#### Code that draws figures:

═══

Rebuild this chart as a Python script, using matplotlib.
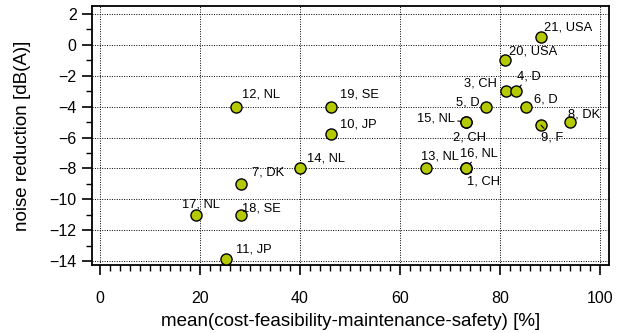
import matplotlib
matplotlib.use("Agg")
import matplotlib.pyplot as plt
from matplotlib.ticker import MultipleLocator

plt.rcParams['font.family'] = ['Liberation Sans', 'DejaVu Sans']

labels = ["21, USA", "20, USA", "3, CH", "4, D", "5, D", "6, D", "8, DK", "9, F",
          "15, NL", "2, CH", "16, NL", "1, CH", "13, NL", "12, NL", "19, SE", "10, JP",
          "14, NL", "7, DK", "17, NL", "18, SE", "11, JP"]
x_vals = [88.2, 81.0, 81.2, 83.2, 77.2, 85.2, 94.0, 88.2,
          73.2, 73.2, 73.2, 73.2, 65.2, 27.1, 46.1, 46.1,
          40.0, 28.1, 19.1, 28.1, 25.1]
y_vals = [0.5, -1.0, -3.0, -3.0, -4.0, -4.0, -5.0, -5.2,
          -5.0, -5.0, -8.0, -8.0, -8.0, -4.0, -4.0, -5.8,
          -8.0, -9.0, -11.0, -11.0, -13.9]

# label placement: (dx px, dy px, ha, leader line)
placement = {
    "21, USA": (3, 7, 'left', False),
    "20, USA": (4, 6, 'left', False),
    "3, CH": (-9, 5, 'right', False),
    "4, D": (1, 12, 'left', True),
    "5, D": (-6, 1, 'right', False),
    "6, D": (8, 4, 'left', False),
    "8, DK": (-2, 5, 'left', False),
    "9, F": (0, -15, 'left', True),
    "15, NL": (-11, 1, 'right', True),
    "2, CH": (-13, -18, 'left', True),
    "16, NL": (-6, 12, 'left', True),
    "1, CH": (1, -16, 'left', True),
    "13, NL": (-5, 9, 'left', False),
    "12, NL": (7, 9, 'left', False),
    "19, SE": (9, 9, 'left', False),
    "10, JP": (9, 7, 'left', False),
    "14, NL": (7, 7, 'left', False),
    "7, DK": (11, 8, 'left', False),
    "17, NL": (-13, 7, 'left', False),
    "18, SE": (2, 3, 'left', False),
    "11, JP": (10, 7, 'left', False),
}

fig = plt.figure(figsize=(6.19, 3.33), dpi=100)
ax = fig.add_axes([92/619, 1-265/333, (609-92)/619, (265-6)/333])

ax.set_xlim(-1.6, 101.8)
ax.set_ylim(-14.26, 2.52)
ax.xaxis.set_major_locator(MultipleLocator(20))
ax.xaxis.set_minor_locator(MultipleLocator(2))
ax.yaxis.set_major_locator(MultipleLocator(2))
ax.yaxis.set_minor_locator(MultipleLocator(1))
ax.grid(True, which='major', color='black', linestyle=(0, (1, 1.5)), linewidth=0.7)
ax.set_axisbelow(True)

ax.tick_params(which='major', direction='out', length=7, width=1.2, labelsize=11.5)
ax.tick_params(which='minor', direction='out', length=4, width=1.0)
ax.tick_params(axis='x', which='major', pad=12)
ax.tick_params(axis='y', which='major', pad=4)
for s in ax.spines.values():
    s.set_linewidth(1.3)

ax.plot(x_vals, y_vals, linestyle='none', marker='o', markersize=8,
        markerfacecolor='#b5c900', markeredgecolor='black', markeredgewidth=1.0, zorder=3)

for lab, xv, yv in zip(labels, x_vals, y_vals):
    dx, dy, ha, lead = placement[lab]
    kw = {}
    if lead:
        kw['arrowprops'] = dict(arrowstyle='-', color='black', lw=0.8, shrinkA=0, shrinkB=4)
    ax.annotate(lab, (xv, yv), xytext=(dx, dy), textcoords='offset pixels',
                ha=ha, va='baseline', fontsize=9.3, zorder=4, **kw)

ax.set_xlabel('mean(cost-feasibility-maintenance-safety) [%]', fontsize=13.5, labelpad=5)
ax.set_ylabel('noise reduction [dB(A)]', fontsize=13.5, labelpad=13)

fig.savefig('out.png', dpi=100)
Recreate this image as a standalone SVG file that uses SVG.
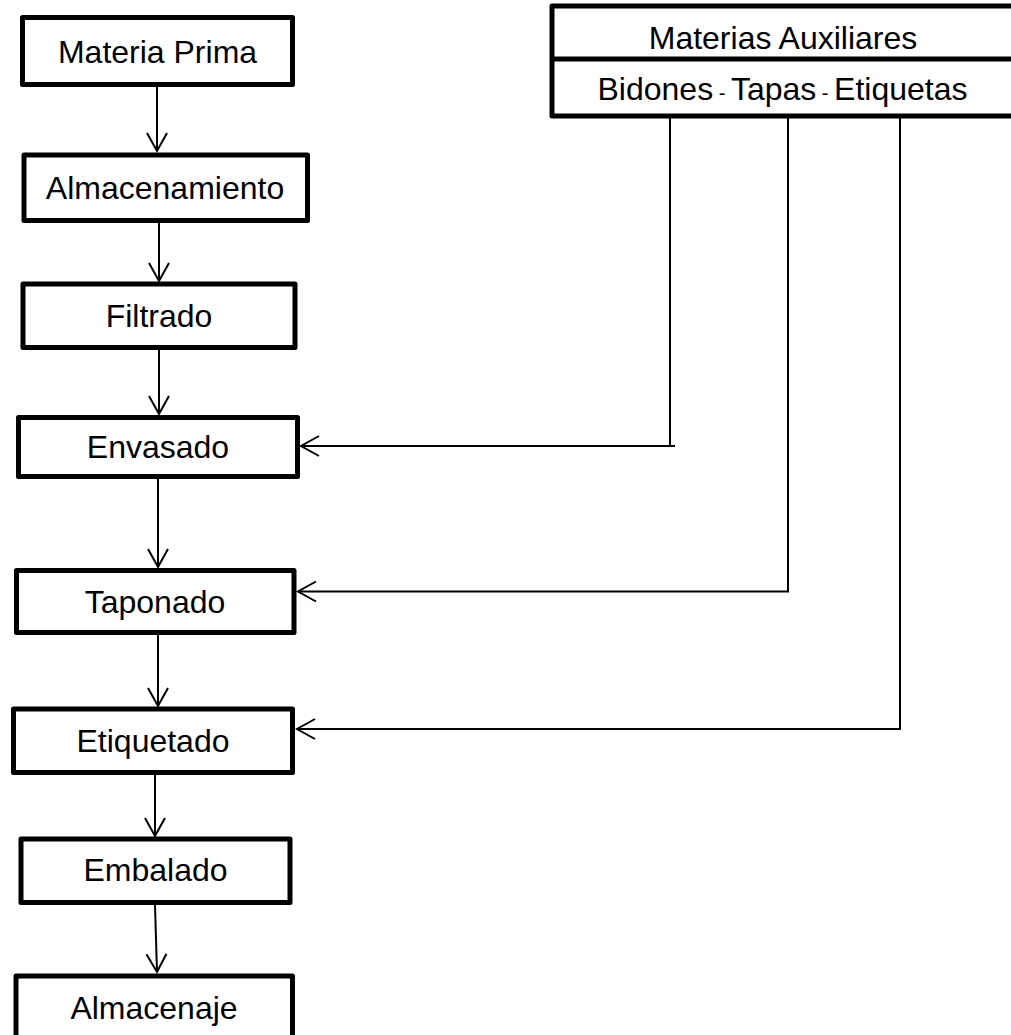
<svg xmlns="http://www.w3.org/2000/svg" width="1011" height="1035" viewBox="0 0 1011 1035">
<style>
.box{fill:#fff;stroke:#000;stroke-width:5;stroke-linejoin:round}
.lbl{font-family:"Liberation Sans",Arial,sans-serif;font-size:32px;fill:#000;text-anchor:middle}
.sm{font-size:20px}
.con{fill:none;stroke:#000;stroke-width:2}
</style>
<defs>
<marker id="ah" markerUnits="userSpaceOnUse" viewBox="-20 -12 22 24" refX="0" refY="0" markerWidth="22" markerHeight="24" orient="auto" overflow="visible">
<path d="M-18,-10 L0,0 L-18,10" fill="none" stroke="#000" stroke-width="2"/>
</marker>
</defs>
<rect width="1011" height="1035" fill="#fff"/>
<g id="connectors">
<line class="con" x1="157" y1="87" x2="157" y2="151" marker-end="url(#ah)"/>
<line class="con" x1="159" y1="223" x2="159" y2="281" marker-end="url(#ah)"/>
<line class="con" x1="159" y1="350" x2="159" y2="414" marker-end="url(#ah)"/>
<line class="con" x1="158" y1="479" x2="158" y2="567" marker-end="url(#ah)"/>
<line class="con" x1="158" y1="635" x2="158" y2="706" marker-end="url(#ah)"/>
<line class="con" x1="155" y1="775" x2="155" y2="836" marker-end="url(#ah)"/>
<line class="con" x1="155" y1="905" x2="157" y2="972" marker-end="url(#ah)"/>
<line class="con" x1="670" y1="118" x2="670" y2="446"/>
<line class="con" x1="675" y1="446" x2="301" y2="446" marker-end="url(#ah)"/>
<polyline class="con" points="788,118 788,591.5 298,591.5" marker-end="url(#ah)"/>
<polyline class="con" points="900,118 900,729 297,729" marker-end="url(#ah)"/>
</g>
<g id="aux">
<rect class="box" x="552" y="6" width="470" height="110"/>
<line x1="552" y1="59" x2="1015" y2="59" stroke="#000" stroke-width="5"/>
<text class="lbl" x="783" y="49">Materias Auxiliares</text>
<text class="lbl" x="782.5" y="100">Bidones<tspan class="sm"> - </tspan>Tapas<tspan class="sm"> - </tspan>Etiquetas</text>
</g>
<g id="n1"><rect class="box" x="22.5" y="17.5" width="270" height="67"/><text class="lbl" x="157.5" y="62.5">Materia Prima</text></g>
<g id="n2"><rect class="box" x="24" y="155" width="283.5" height="65.5"/><text class="lbl" x="165" y="199">Almacenamiento</text></g>
<g id="n3"><rect class="box" x="23" y="284" width="272" height="63.5"/><text class="lbl" x="159" y="327">Filtrado</text></g>
<g id="n4"><rect class="box" x="18.5" y="417.5" width="279" height="59"/><text class="lbl" x="158" y="458">Envasado</text></g>
<g id="n5"><rect class="box" x="16.5" y="570.5" width="277.5" height="62"/><text class="lbl" x="155" y="613">Taponado</text></g>
<g id="n6"><rect class="box" x="13.5" y="709" width="279" height="63.5"/><text class="lbl" x="153" y="752">Etiquetado</text></g>
<g id="n7"><rect class="box" x="21" y="839" width="269" height="63.5"/><text class="lbl" x="155.5" y="881">Embalado</text></g>
<g id="n8"><rect class="box" x="16" y="976" width="276.5" height="70"/><text class="lbl" x="154" y="1019">Almacenaje</text></g>
</svg>
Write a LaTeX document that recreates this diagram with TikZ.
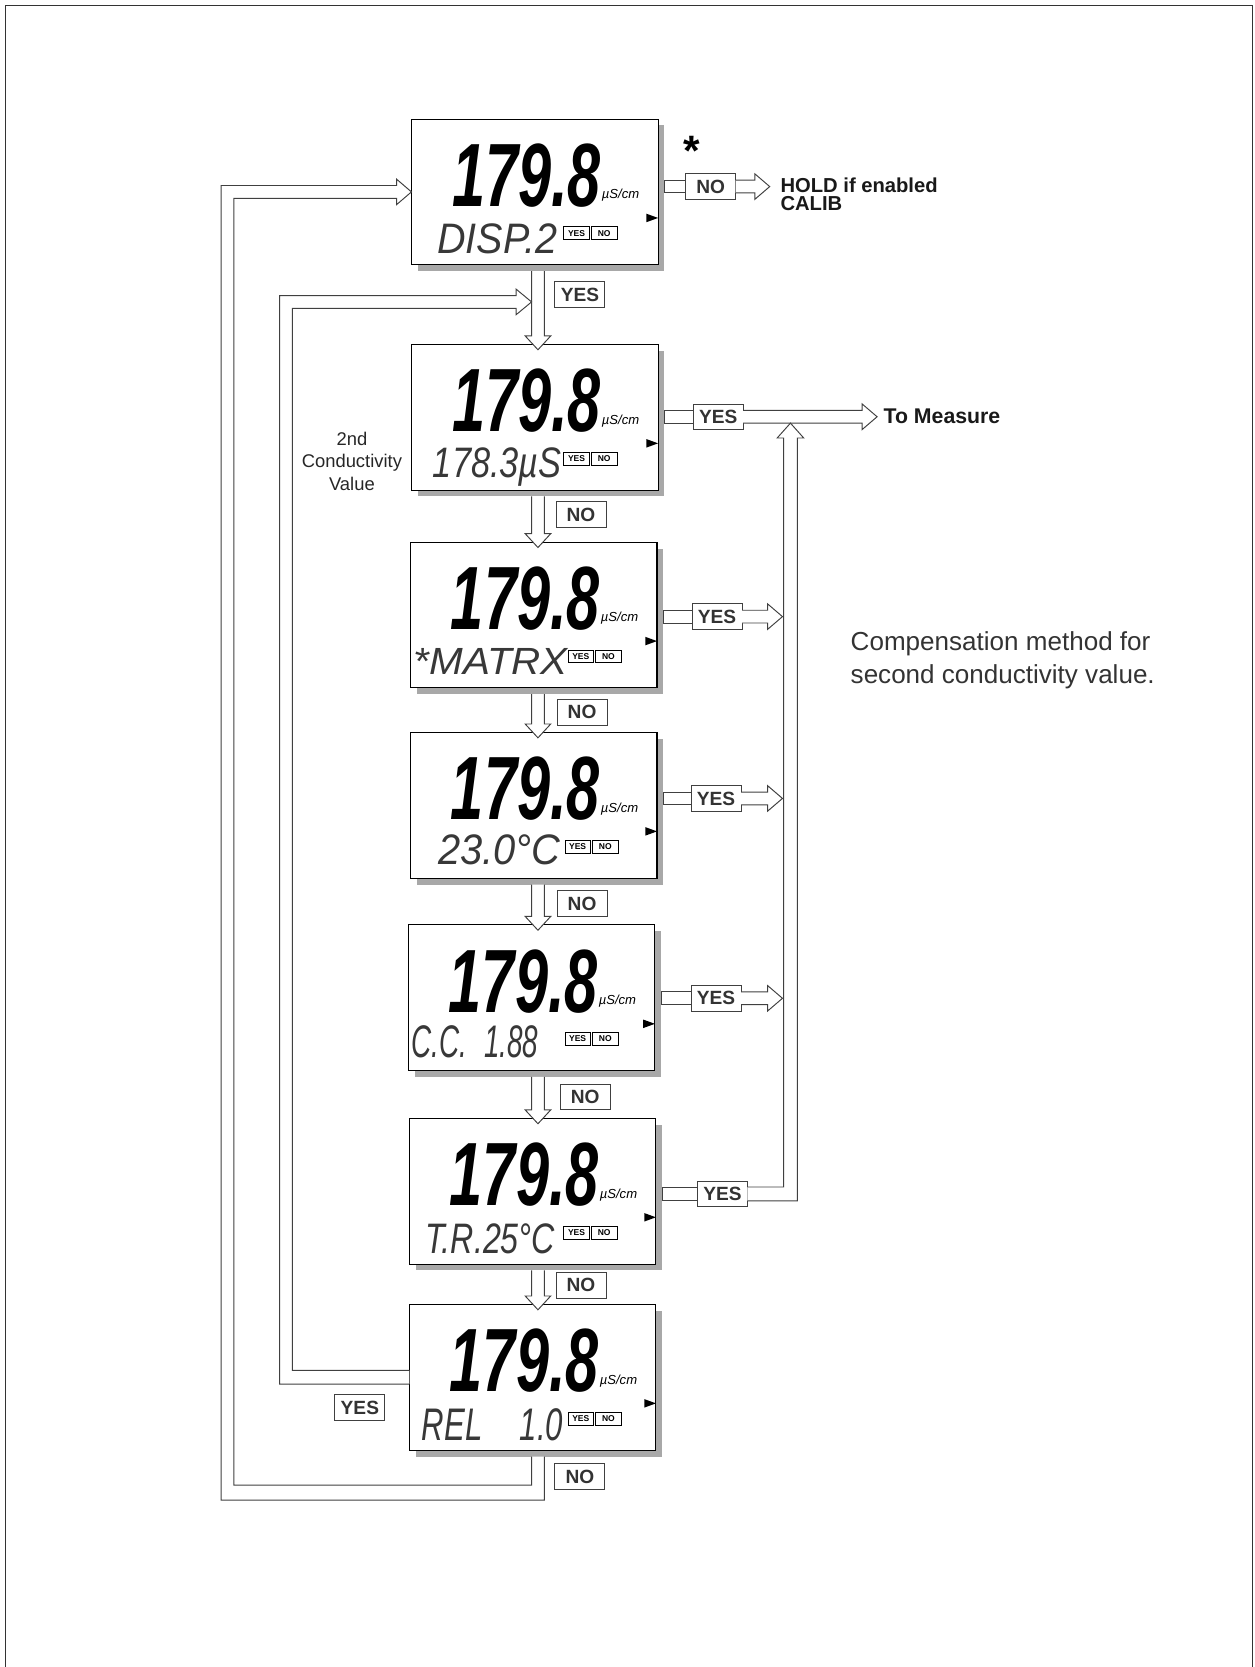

═══

#### SET EXERCISE:
Omit the pictures. Transcribe every record exactly.

#### RESULT OF THE TASK:
Rebuild this chart as a Python script, using matplotlib.
import matplotlib
matplotlib.use("Agg")
import matplotlib.pyplot as plt
from matplotlib.ticker import MultipleLocator

plt.rcParams['font.family'] = ['Liberation Sans', 'DejaVu Sans']

labels = ["21, USA", "20, USA", "3, CH", "4, D", "5, D", "6, D", "8, DK", "9, F",
          "15, NL", "2, CH", "16, NL", "1, CH", "13, NL", "12, NL", "19, SE", "10, JP",
          "14, NL", "7, DK", "17, NL", "18, SE", "11, JP"]
x_vals = [88.2, 81.0, 81.2, 83.2, 77.2, 85.2, 94.0, 88.2,
          73.2, 73.2, 73.2, 73.2, 65.2, 27.1, 46.1, 46.1,
          40.0, 28.1, 19.1, 28.1, 25.1]
y_vals = [0.5, -1.0, -3.0, -3.0, -4.0, -4.0, -5.0, -5.2,
          -5.0, -5.0, -8.0, -8.0, -8.0, -4.0, -4.0, -5.8,
          -8.0, -9.0, -11.0, -11.0, -13.9]

# label placement: (dx px, dy px, ha, leader line)
placement = {
    "21, USA": (3, 7, 'left', False),
    "20, USA": (4, 6, 'left', False),
    "3, CH": (-9, 5, 'right', False),
    "4, D": (1, 12, 'left', True),
    "5, D": (-6, 1, 'right', False),
    "6, D": (8, 4, 'left', False),
    "8, DK": (-2, 5, 'left', False),
    "9, F": (0, -15, 'left', True),
    "15, NL": (-11, 1, 'right', True),
    "2, CH": (-13, -18, 'left', True),
    "16, NL": (-6, 12, 'left', True),
    "1, CH": (1, -16, 'left', True),
    "13, NL": (-5, 9, 'left', False),
    "12, NL": (7, 9, 'left', False),
    "19, SE": (9, 9, 'left', False),
    "10, JP": (9, 7, 'left', False),
    "14, NL": (7, 7, 'left', False),
    "7, DK": (11, 8, 'left', False),
    "17, NL": (-13, 7, 'left', False),
    "18, SE": (2, 3, 'left', False),
    "11, JP": (10, 7, 'left', False),
}

fig = plt.figure(figsize=(6.19, 3.33), dpi=100)
ax = fig.add_axes([92/619, 1-265/333, (609-92)/619, (265-6)/333])

ax.set_xlim(-1.6, 101.8)
ax.set_ylim(-14.26, 2.52)
ax.xaxis.set_major_locator(MultipleLocator(20))
ax.xaxis.set_minor_locator(MultipleLocator(2))
ax.yaxis.set_major_locator(MultipleLocator(2))
ax.yaxis.set_minor_locator(MultipleLocator(1))
ax.grid(True, which='major', color='black', linestyle=(0, (1, 1.5)), linewidth=0.7)
ax.set_axisbelow(True)

ax.tick_params(which='major', direction='out', length=7, width=1.2, labelsize=11.5)
ax.tick_params(which='minor', direction='out', length=4, width=1.0)
ax.tick_params(axis='x', which='major', pad=12)
ax.tick_params(axis='y', which='major', pad=4)
for s in ax.spines.values():
    s.set_linewidth(1.3)

ax.plot(x_vals, y_vals, linestyle='none', marker='o', markersize=8,
        markerfacecolor='#b5c900', markeredgecolor='black', markeredgewidth=1.0, zorder=3)

for lab, xv, yv in zip(labels, x_vals, y_vals):
    dx, dy, ha, lead = placement[lab]
    kw = {}
    if lead:
        kw['arrowprops'] = dict(arrowstyle='-', color='black', lw=0.8, shrinkA=0, shrinkB=4)
    ax.annotate(lab, (xv, yv), xytext=(dx, dy), textcoords='offset pixels',
                ha=ha, va='baseline', fontsize=9.3, zorder=4, **kw)

ax.set_xlabel('mean(cost-feasibility-maintenance-safety) [%]', fontsize=13.5, labelpad=5)
ax.set_ylabel('noise reduction [dB(A)]', fontsize=13.5, labelpad=13)

fig.savefig('out.png', dpi=100)
Recreate this image as a standalone SVG file that uses SVG.
<svg xmlns="http://www.w3.org/2000/svg" width="1011" height="1035" viewBox="0 0 1011 1035">
<style>
.box{fill:#fff;stroke:#000;stroke-width:5;stroke-linejoin:round}
.lbl{font-family:"Liberation Sans",Arial,sans-serif;font-size:32px;fill:#000;text-anchor:middle}
.sm{font-size:20px}
.con{fill:none;stroke:#000;stroke-width:2}
</style>
<defs>
<marker id="ah" markerUnits="userSpaceOnUse" viewBox="-20 -12 22 24" refX="0" refY="0" markerWidth="22" markerHeight="24" orient="auto" overflow="visible">
<path d="M-18,-10 L0,0 L-18,10" fill="none" stroke="#000" stroke-width="2"/>
</marker>
</defs>
<rect width="1011" height="1035" fill="#fff"/>
<g id="connectors">
<line class="con" x1="157" y1="87" x2="157" y2="151" marker-end="url(#ah)"/>
<line class="con" x1="159" y1="223" x2="159" y2="281" marker-end="url(#ah)"/>
<line class="con" x1="159" y1="350" x2="159" y2="414" marker-end="url(#ah)"/>
<line class="con" x1="158" y1="479" x2="158" y2="567" marker-end="url(#ah)"/>
<line class="con" x1="158" y1="635" x2="158" y2="706" marker-end="url(#ah)"/>
<line class="con" x1="155" y1="775" x2="155" y2="836" marker-end="url(#ah)"/>
<line class="con" x1="155" y1="905" x2="157" y2="972" marker-end="url(#ah)"/>
<line class="con" x1="670" y1="118" x2="670" y2="446"/>
<line class="con" x1="675" y1="446" x2="301" y2="446" marker-end="url(#ah)"/>
<polyline class="con" points="788,118 788,591.5 298,591.5" marker-end="url(#ah)"/>
<polyline class="con" points="900,118 900,729 297,729" marker-end="url(#ah)"/>
</g>
<g id="aux">
<rect class="box" x="552" y="6" width="470" height="110"/>
<line x1="552" y1="59" x2="1015" y2="59" stroke="#000" stroke-width="5"/>
<text class="lbl" x="783" y="49">Materias Auxiliares</text>
<text class="lbl" x="782.5" y="100">Bidones<tspan class="sm"> - </tspan>Tapas<tspan class="sm"> - </tspan>Etiquetas</text>
</g>
<g id="n1"><rect class="box" x="22.5" y="17.5" width="270" height="67"/><text class="lbl" x="157.5" y="62.5">Materia Prima</text></g>
<g id="n2"><rect class="box" x="24" y="155" width="283.5" height="65.5"/><text class="lbl" x="165" y="199">Almacenamiento</text></g>
<g id="n3"><rect class="box" x="23" y="284" width="272" height="63.5"/><text class="lbl" x="159" y="327">Filtrado</text></g>
<g id="n4"><rect class="box" x="18.5" y="417.5" width="279" height="59"/><text class="lbl" x="158" y="458">Envasado</text></g>
<g id="n5"><rect class="box" x="16.5" y="570.5" width="277.5" height="62"/><text class="lbl" x="155" y="613">Taponado</text></g>
<g id="n6"><rect class="box" x="13.5" y="709" width="279" height="63.5"/><text class="lbl" x="153" y="752">Etiquetado</text></g>
<g id="n7"><rect class="box" x="21" y="839" width="269" height="63.5"/><text class="lbl" x="155.5" y="881">Embalado</text></g>
<g id="n8"><rect class="box" x="16" y="976" width="276.5" height="70"/><text class="lbl" x="154" y="1019">Almacenaje</text></g>
</svg>
Write a LaTeX document that recreates this diagram with TikZ.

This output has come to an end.